SOURCE EXCERPT -

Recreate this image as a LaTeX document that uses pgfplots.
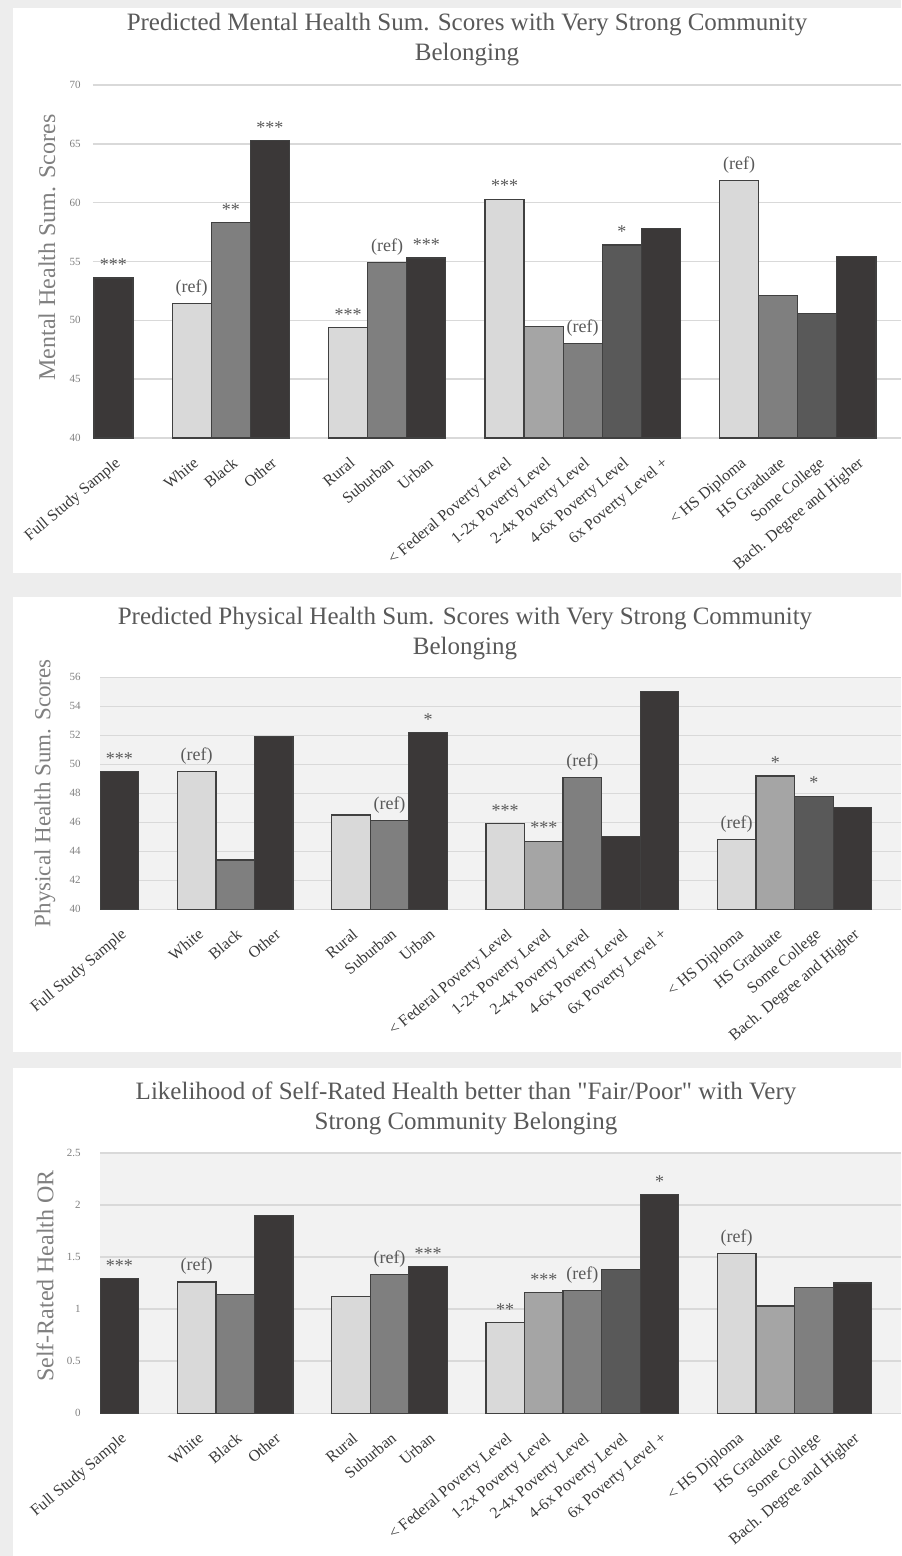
\documentclass[border=0pt]{standalone}
\usepackage{fontspec}
\setmainfont{Liberation Serif}
\usepackage{pgfplots}
\pgfplotsset{compat=1.18}
\newcommand{\sq}{\XeTeXglyph\XeTeXcharglyph"22\relax}
\definecolor{cA}{HTML}{D9D9D9}
\definecolor{cB}{HTML}{A5A5A5}
\definecolor{cC}{HTML}{7F7F7F}
\definecolor{cD}{HTML}{595959}
\definecolor{cE}{HTML}{3B3838}
\definecolor{pagebg}{HTML}{EDEDED}
\definecolor{plotbg}{HTML}{F2F2F2}
\definecolor{gridc}{HTML}{D9D9D9}
\definecolor{titlec}{HTML}{595959}
\definecolor{ylabc}{HTML}{808080}
\definecolor{xlabc}{HTML}{3A3A3A}
\definecolor{annc}{HTML}{595959}
\pgfplotsset{
  b/.style={fill=#1, draw=black!75, line width=0.6pt, bar shift=0pt},
  base/.style={
    scale only axis, ybar, bar shift=0pt, bar width=1,
    axis line style={draw=none}, major tick length=0pt,
    ymajorgrids, major grid style={draw=gridc, line width=0.8pt},
    xtick={0,2,3,4,6,7,8,10,11,12,13,14,16,17,18,19},
    xticklabels={Full Study Sample, White, Black, Other, Rural, Suburban, Urban,
      {< Federal Poverty Level}, {1-2x Poverty Level}, {2-4x Poverty Level},
      {4-6x Poverty Level}, {6x Poverty Level +}, {< HS Diploma}, HS Graduate,
      Some College, {Bach. Degree and Higher}},
    xticklabel style={rotate=40, anchor=north east, inner sep=1pt, xshift=-4.5pt, yshift=-6pt,
      font=\fontsize{8}{9}\selectfont, text=xlabc},
    yticklabel style={font=\fontsize{5.5}{6}\selectfont, text=ylabc, inner sep=0pt, anchor=east},
    /pgf/number format/assume math mode=true,
    ylabel style={font=\fontsize{12}{14}\selectfont, text=ylabc, anchor=center},
    nodes near coords, point meta=explicit symbolic,
    every node near coord/.append style={font=\fontsize{9}{10}\selectfont, text=annc, anchor=south},
    enlargelimits=false,
  },
}
\begin{document}
\begin{tikzpicture}
\useasboundingbox (0,0) rectangle (450.5pt,-778pt);
\fill[pagebg] (0,0) rectangle (450.5pt,-778pt);
\fill[white] (6.5pt,-4pt) rectangle (450.5pt,-286.5pt);
\fill[white] (6.5pt,-298.5pt) rectangle (450.5pt,-526pt);
\fill[white] (6.5pt,-534pt) rectangle (450.5pt,-778pt);

\node[align=center, font=\fontsize{12.5}{15}\selectfont, text=titlec] at (233.5pt,-20pt)
  {Predicted Mental Health Sum. Scores with Very Strong Community\\Belonging};
\node[align=center, font=\fontsize{12.5}{15}\selectfont, text=titlec] at (232.5pt,-317pt)
  {Predicted Physical Health Sum. Scores with Very Strong Community\\Belonging};
\node[align=center, font=\fontsize{12.5}{15}\selectfont, text=titlec] at (233pt,-554pt)
  {Likelihood of Self-Rated Health better than \sq Fair/Poor\sq{} with Very\\Strong Community Belonging};

% Panel 1
\begin{axis}[base, at={(46.5pt,-219pt)}, anchor=south west, width=404pt, height=176.5pt,
  xmin=-0.524, xmax=20.14, ymin=40, ymax=70, ytick={40,45,50,55,60,65,70},
  ylabel={Mental Health Sum. Scores},
  ylabel style={at={(axis description cs:-0.057,0.54)}},
  yticklabel style={xshift=-6pt}]
\addplot[b=cE] coordinates {(0,53.6)[***] (4,65.3)[***] (8,55.3)[***] (14,57.8)[] (19,55.4)[]};
\addplot[b=cA] coordinates {(2,51.4)[(ref)] (6,49.4)[***] (10,60.3)[***] (16,61.9)[(ref)]};
\addplot[b=cC] coordinates {(3,58.3)[**] (7,54.9)[(ref)] (12,48.0)[(ref)] (17,52.1)[]};
\addplot[b=cB] coordinates {(11,49.5)[]};
\addplot[b=cD] coordinates {(13,56.4)[*] (18,50.6)[]};
\end{axis}

% Panel 2
\begin{axis}[base, at={(50pt,-454.65pt)}, anchor=south west, width=400.5pt, height=116pt,
  axis background/.style={fill=plotbg},
  xmin=-0.505, xmax=20.26, ymin=40, ymax=56, ytick={40,42,44,46,48,50,52,54,56},
  ylabel={Physical Health Sum. Scores},
  ylabel style={at={(axis description cs:-0.0687,0.5)}, font=\fontsize{11.5}{13}\selectfont},
  yticklabel style={xshift=-9.5pt}]
\addplot[b=cE] coordinates {(0,49.5)[***] (4,51.9)[] (8,52.2)[*] (13,45.0)[] (14,55.0)[] (19,47.0)[]};
\addplot[b=cA] coordinates {(2,49.5)[(ref)] (6,46.5)[] (10,45.9)[***] (16,44.8)[(ref)]};
\addplot[b=cC] coordinates {(3,43.4)[] (7,46.1)[(ref)] (12,49.1)[(ref)]};
\addplot[b=cB] coordinates {(11,44.7)[***] (17,49.2)[*]};
\addplot[b=cD] coordinates {(18,47.8)[*]};
\end{axis}

% Panel 3
\begin{axis}[base, at={(50pt,-706.65pt)}, anchor=south west, width=400.5pt, height=130.3pt,
  axis background/.style={fill=plotbg},
  xmin=-0.505, xmax=20.26, ymin=0, ymax=2.5, ytick={0,0.5,1,1.5,2,2.5},
  ylabel={Self-Rated Health OR},
  ylabel style={at={(axis description cs:-0.0687,0.527)}},
  yticklabel style={xshift=-9.5pt}]
\addplot[b=cE] coordinates {(0,1.29)[***] (4,1.90)[] (8,1.41)[***] (14,2.10)[*] (19,1.25)[]};
\addplot[b=cA] coordinates {(2,1.26)[(ref)] (6,1.12)[] (10,0.87)[**] (16,1.53)[(ref)]};
\addplot[b=cC] coordinates {(3,1.14)[] (7,1.33)[(ref)] (12,1.18)[(ref)] (18,1.21)[]};
\addplot[b=cB] coordinates {(11,1.16)[***] (17,1.03)[]};
\addplot[b=cD] coordinates {(13,1.38)[]};
\end{axis}
\end{tikzpicture}
\end{document}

WORK TO COMPLETE -
Repeat the listing above up to and including the line with "(6.5pt,-534pt) rectangle (450.5pt,-778pt);", starting from its first line. Drop any pictures.

EXERCISE SOLUTION -
Recreate this image as a LaTeX document that uses pgfplots.
\documentclass[border=0pt]{standalone}
\usepackage{fontspec}
\setmainfont{Liberation Serif}
\usepackage{pgfplots}
\pgfplotsset{compat=1.18}
\newcommand{\sq}{\XeTeXglyph\XeTeXcharglyph"22\relax}
\definecolor{cA}{HTML}{D9D9D9}
\definecolor{cB}{HTML}{A5A5A5}
\definecolor{cC}{HTML}{7F7F7F}
\definecolor{cD}{HTML}{595959}
\definecolor{cE}{HTML}{3B3838}
\definecolor{pagebg}{HTML}{EDEDED}
\definecolor{plotbg}{HTML}{F2F2F2}
\definecolor{gridc}{HTML}{D9D9D9}
\definecolor{titlec}{HTML}{595959}
\definecolor{ylabc}{HTML}{808080}
\definecolor{xlabc}{HTML}{3A3A3A}
\definecolor{annc}{HTML}{595959}
\pgfplotsset{
  b/.style={fill=#1, draw=black!75, line width=0.6pt, bar shift=0pt},
  base/.style={
    scale only axis, ybar, bar shift=0pt, bar width=1,
    axis line style={draw=none}, major tick length=0pt,
    ymajorgrids, major grid style={draw=gridc, line width=0.8pt},
    xtick={0,2,3,4,6,7,8,10,11,12,13,14,16,17,18,19},
    xticklabels={Full Study Sample, White, Black, Other, Rural, Suburban, Urban,
      {< Federal Poverty Level}, {1-2x Poverty Level}, {2-4x Poverty Level},
      {4-6x Poverty Level}, {6x Poverty Level +}, {< HS Diploma}, HS Graduate,
      Some College, {Bach. Degree and Higher}},
    xticklabel style={rotate=40, anchor=north east, inner sep=1pt, xshift=-4.5pt, yshift=-6pt,
      font=\fontsize{8}{9}\selectfont, text=xlabc},
    yticklabel style={font=\fontsize{5.5}{6}\selectfont, text=ylabc, inner sep=0pt, anchor=east},
    /pgf/number format/assume math mode=true,
    ylabel style={font=\fontsize{12}{14}\selectfont, text=ylabc, anchor=center},
    nodes near coords, point meta=explicit symbolic,
    every node near coord/.append style={font=\fontsize{9}{10}\selectfont, text=annc, anchor=south},
    enlargelimits=false,
  },
}
\begin{document}
\begin{tikzpicture}
\useasboundingbox (0,0) rectangle (450.5pt,-778pt);
\fill[pagebg] (0,0) rectangle (450.5pt,-778pt);
\fill[white] (6.5pt,-4pt) rectangle (450.5pt,-286.5pt);
\fill[white] (6.5pt,-298.5pt) rectangle (450.5pt,-526pt);
\fill[white] (6.5pt,-534pt) rectangle (450.5pt,-778pt);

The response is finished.